For generating SQL for Trino, the only thing you would need is to set up the sql transpilation lib as I mentioned in https://github.com/DataJunction/dj/issues/1064#issuecomment-2177744956

The core DJ API has support for configuring materialization, where you can set things on a schedule, and there are different materialization types (iceberg tables for transforms, iceberg + druid for cubes). However, you would again need to implement the appropriate endpoints on the query service in order for this to work.

bazooka720 commented 1 week ago

Right. We need to configure the end-points to interact with Trino REST API. We don't use druid. What options exist as alternative for iceberg+druid?

samredai commented 1 week ago

@bazooka720 if you're interested, I think it would be great if you could join the community sync that's held every other Wednesday at 9am PT. I've created a google group to make it easier to find and get invited. https://groups.google.com/g/datajunction-community

bazooka720 commented 1 week ago

Absolutely. Will join. Just one thing on this is regarding materialized views and trino. As of now this doesn't support automated Materialized Views of all Cube measures and source nodes using trino as the engine and into iceberg based tables?
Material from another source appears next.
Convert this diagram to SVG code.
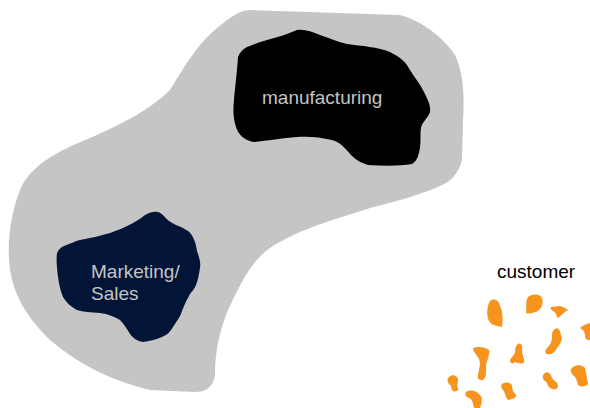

shangyian commented 1 week ago

Absolutely. Will join. Just one thing on this is regarding materialized views and trino. As of now this doesn't support automated Materialized Views of all Cube measures and source nodes using trino as the engine and into iceberg based tables?

Nope, at the moment there's no automated materialized views creation. But it would be great to chat with you @bazooka720 since I think a lot of these things are going to be easier to discuss over a call.